Analytics Toolbox for Redshift

clustering

This module contains functions that perform clustering on geographies.

ST_CLUSTERKMEANS

Description

Takes a set of points as input and partitions them into clusters using the k-means algorithm. Returns an array of tuples with the cluster index for each of the input features and the input geometry.
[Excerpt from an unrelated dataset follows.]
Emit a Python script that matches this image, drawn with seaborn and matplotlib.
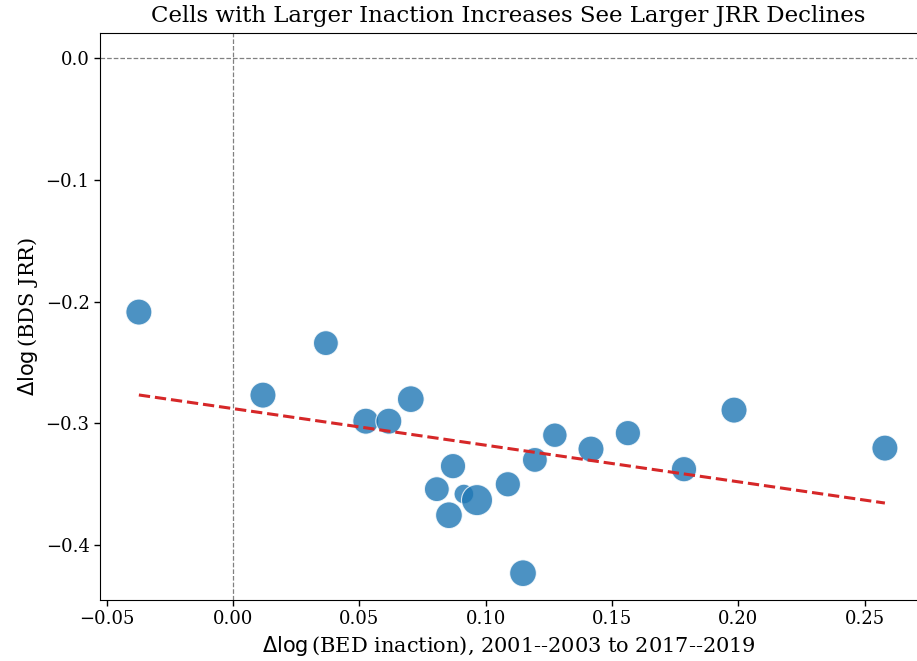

  • geog: GEOMETRY points to be clustered.
  • numberOfClusters (optional): INT number of clusters that will be generated. It defaults to Math.sqrt(<NUMBER OF POINTS>/2).

Return type

SUPER: containing objects with cluster as the cluster id and geom as the geometry in GeoJSON format.

Examples

1
2
3
4
5
SELECT carto.ST_CLUSTERKMEANS(ST_GEOMFROMTEXT('MULTIPOINT ((0 0), (0 1), (5 0), (1 0))'));
-- {"cluster":0,"geom":{"type":"Point","coordinates":[0.0,0.0]}}
-- {"cluster":0,"geom":{"type":"Point","coordinates":[0.0,1.0]}}
-- {"cluster":0,"geom":{"type":"Point","coordinates":[5.0,0.0]}}
-- {"cluster":0,"geom":{"type":"Point","coordinates":[1.0,0.0]}}
1
2
3
4
5
SELECT carto.ST_CLUSTERKMEANS(ST_GEOMFROMTEXT('MULTIPOINT ((0 0), (0 1), (5 0), (1 0))'), 2);
-- {"cluster":0,"geom":{"type":"Point","coordinates":[0.0,0.0]}}
-- {"cluster":0,"geom":{"type":"Point","coordinates":[0.0,1.0]}}
-- {"cluster":1,"geom":{"type":"Point","coordinates":[5.0,0.0]}}
-- {"cluster":0,"geom":{"type":"Point","coordinates":[1.0,0.0]}}